After the Hollywood reunion taping, an alleged assault occurred between cast members Yung Berg and his girlfriend Masika Tucker. Based on the severity of the allegations, VH1 immediately terminated its relationship with Yung Berg. Following the allegations, Tucker posted an Instagram photo of a woman applying nail polish with a gun resting on the table. The caption: “Who were you with last night bae?”
Is Love & Hip Hop responsible for this frivolous response to such a serious allegation, or is Tucker so addicted to the spotlight that she will do anything for a headline? If it’s the latter, is Mona Scott-Young to blame, or is this the reality for some women of color who have been so marginalized by the entertainment business—both on and off screen—that they will to do almost anything to get ahead?
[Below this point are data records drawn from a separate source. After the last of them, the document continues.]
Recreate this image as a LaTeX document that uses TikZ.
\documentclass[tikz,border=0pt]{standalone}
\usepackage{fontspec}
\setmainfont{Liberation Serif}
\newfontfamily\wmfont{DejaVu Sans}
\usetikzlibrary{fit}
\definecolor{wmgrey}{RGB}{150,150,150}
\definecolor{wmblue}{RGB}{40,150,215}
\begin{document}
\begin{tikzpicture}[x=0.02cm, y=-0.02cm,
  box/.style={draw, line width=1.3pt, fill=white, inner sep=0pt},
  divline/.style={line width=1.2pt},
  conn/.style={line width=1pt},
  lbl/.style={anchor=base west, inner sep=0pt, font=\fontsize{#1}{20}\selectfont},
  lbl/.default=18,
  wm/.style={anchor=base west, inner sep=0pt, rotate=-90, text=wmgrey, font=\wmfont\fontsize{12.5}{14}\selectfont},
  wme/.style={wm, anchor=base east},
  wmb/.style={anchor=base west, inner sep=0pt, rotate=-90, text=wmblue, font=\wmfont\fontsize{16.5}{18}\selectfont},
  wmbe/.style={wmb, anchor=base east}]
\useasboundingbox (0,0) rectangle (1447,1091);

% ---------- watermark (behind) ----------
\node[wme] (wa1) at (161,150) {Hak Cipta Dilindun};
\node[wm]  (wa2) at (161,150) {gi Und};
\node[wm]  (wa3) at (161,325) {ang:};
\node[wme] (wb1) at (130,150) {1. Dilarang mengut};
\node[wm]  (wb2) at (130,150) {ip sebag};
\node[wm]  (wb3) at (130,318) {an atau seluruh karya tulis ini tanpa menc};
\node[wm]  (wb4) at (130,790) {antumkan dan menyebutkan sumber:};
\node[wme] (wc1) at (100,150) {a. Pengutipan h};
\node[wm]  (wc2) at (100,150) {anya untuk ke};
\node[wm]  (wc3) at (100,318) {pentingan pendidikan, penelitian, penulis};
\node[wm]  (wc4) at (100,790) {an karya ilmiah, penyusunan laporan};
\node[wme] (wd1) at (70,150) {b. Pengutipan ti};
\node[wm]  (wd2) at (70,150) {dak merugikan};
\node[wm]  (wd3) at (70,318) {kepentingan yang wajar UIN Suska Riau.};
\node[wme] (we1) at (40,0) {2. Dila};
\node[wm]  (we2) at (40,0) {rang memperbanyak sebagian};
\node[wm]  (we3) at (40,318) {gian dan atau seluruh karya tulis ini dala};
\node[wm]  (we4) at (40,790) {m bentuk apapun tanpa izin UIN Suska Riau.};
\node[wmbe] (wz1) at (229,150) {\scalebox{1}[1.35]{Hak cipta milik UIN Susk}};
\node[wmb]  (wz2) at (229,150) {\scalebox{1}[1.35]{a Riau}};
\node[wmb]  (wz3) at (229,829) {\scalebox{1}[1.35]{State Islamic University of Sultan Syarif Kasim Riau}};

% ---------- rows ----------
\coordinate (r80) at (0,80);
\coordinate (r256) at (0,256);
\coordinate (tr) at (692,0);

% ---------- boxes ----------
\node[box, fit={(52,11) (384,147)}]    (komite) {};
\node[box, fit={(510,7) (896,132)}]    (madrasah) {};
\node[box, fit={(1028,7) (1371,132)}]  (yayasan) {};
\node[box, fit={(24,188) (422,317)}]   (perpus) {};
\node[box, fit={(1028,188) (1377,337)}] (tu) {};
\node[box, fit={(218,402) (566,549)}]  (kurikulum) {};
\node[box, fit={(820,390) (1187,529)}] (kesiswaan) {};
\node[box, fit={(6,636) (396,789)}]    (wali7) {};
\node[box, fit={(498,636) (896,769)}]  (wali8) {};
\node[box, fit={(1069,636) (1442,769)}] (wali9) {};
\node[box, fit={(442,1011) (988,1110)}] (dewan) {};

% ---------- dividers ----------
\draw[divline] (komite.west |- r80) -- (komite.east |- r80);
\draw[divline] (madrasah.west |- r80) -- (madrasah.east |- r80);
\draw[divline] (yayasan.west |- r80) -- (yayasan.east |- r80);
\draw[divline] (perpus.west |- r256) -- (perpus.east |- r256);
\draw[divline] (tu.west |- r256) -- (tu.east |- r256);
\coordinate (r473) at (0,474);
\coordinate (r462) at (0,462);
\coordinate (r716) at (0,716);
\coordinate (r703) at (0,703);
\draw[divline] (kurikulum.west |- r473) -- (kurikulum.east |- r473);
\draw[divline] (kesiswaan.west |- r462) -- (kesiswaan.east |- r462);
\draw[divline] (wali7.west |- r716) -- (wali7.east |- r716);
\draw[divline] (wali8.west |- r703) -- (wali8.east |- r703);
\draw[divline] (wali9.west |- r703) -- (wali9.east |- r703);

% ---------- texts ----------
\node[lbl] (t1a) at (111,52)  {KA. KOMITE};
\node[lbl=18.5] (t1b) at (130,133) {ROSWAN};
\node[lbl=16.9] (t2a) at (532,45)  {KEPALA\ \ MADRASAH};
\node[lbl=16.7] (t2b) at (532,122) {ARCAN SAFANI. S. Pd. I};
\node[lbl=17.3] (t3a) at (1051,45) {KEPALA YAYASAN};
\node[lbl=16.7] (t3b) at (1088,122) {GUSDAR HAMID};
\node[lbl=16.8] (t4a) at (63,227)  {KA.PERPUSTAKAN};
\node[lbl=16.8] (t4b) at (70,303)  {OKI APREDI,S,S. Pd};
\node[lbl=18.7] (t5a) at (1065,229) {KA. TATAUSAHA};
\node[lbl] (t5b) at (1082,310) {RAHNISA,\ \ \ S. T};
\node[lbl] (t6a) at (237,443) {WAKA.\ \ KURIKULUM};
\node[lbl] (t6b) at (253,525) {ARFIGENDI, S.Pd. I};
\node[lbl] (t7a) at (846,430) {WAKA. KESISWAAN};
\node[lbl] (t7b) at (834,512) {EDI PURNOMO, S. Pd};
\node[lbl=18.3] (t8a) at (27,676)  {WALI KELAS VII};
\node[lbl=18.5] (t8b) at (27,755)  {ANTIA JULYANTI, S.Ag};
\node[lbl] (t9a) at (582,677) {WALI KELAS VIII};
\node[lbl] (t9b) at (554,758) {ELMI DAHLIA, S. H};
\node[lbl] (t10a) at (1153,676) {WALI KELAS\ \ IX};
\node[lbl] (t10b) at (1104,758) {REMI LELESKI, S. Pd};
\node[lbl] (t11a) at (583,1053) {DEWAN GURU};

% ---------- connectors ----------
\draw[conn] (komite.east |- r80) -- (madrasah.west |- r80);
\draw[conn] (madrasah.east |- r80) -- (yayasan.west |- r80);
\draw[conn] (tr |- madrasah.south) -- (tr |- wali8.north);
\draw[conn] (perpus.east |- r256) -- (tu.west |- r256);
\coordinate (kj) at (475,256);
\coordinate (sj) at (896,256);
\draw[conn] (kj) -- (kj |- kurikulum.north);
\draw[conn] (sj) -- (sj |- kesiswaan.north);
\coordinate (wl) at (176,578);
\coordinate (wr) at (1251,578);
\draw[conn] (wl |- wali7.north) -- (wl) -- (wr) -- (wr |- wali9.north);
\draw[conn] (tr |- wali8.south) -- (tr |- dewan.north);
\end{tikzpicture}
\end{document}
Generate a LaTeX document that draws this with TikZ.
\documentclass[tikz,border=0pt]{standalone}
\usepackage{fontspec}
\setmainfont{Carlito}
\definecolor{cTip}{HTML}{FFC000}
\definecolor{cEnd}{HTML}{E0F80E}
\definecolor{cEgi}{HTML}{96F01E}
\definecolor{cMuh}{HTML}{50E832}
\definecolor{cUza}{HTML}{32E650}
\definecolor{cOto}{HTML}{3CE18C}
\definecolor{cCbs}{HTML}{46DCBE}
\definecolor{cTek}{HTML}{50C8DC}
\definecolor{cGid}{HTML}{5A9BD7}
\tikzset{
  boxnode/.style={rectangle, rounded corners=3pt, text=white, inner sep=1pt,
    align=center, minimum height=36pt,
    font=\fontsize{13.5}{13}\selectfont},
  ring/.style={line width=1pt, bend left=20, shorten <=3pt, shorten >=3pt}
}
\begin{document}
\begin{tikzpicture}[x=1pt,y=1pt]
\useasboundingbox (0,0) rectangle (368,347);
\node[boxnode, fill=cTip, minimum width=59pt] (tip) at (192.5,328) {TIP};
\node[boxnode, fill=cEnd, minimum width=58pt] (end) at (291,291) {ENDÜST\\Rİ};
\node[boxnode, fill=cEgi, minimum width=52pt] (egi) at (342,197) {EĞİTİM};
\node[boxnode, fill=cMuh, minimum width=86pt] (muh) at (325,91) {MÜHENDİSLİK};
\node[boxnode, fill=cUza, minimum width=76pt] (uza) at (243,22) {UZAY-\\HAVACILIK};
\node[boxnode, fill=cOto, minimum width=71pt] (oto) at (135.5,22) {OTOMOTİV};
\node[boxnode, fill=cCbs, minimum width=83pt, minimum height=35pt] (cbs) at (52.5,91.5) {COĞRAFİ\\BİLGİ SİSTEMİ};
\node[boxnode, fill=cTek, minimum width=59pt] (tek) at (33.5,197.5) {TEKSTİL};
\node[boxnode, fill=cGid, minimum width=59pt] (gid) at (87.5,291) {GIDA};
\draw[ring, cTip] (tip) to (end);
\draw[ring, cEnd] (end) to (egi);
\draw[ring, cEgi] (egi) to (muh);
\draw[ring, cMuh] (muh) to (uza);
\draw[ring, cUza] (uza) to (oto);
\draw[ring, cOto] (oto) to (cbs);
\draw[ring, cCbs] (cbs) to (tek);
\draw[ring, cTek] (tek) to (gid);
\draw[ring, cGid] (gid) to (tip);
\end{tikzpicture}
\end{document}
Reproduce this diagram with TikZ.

It’s a tough call to make, but it’s not one that Scott-Young feels is on her shoulders.
“When you decide you want to do something, you accept everything that comes with it,” she says. “I don’t allow myself to be dictated to. I’m sure that’s going to be spun in a crazy way, but I don’t. It’s just the reality of it. I set the bar high enough for myself. Nobody can be any harder on me than I am on myself, in terms of what I expect to accomplish every day.” The stars of Love & Hip Hop should take these words of wisdom, and run.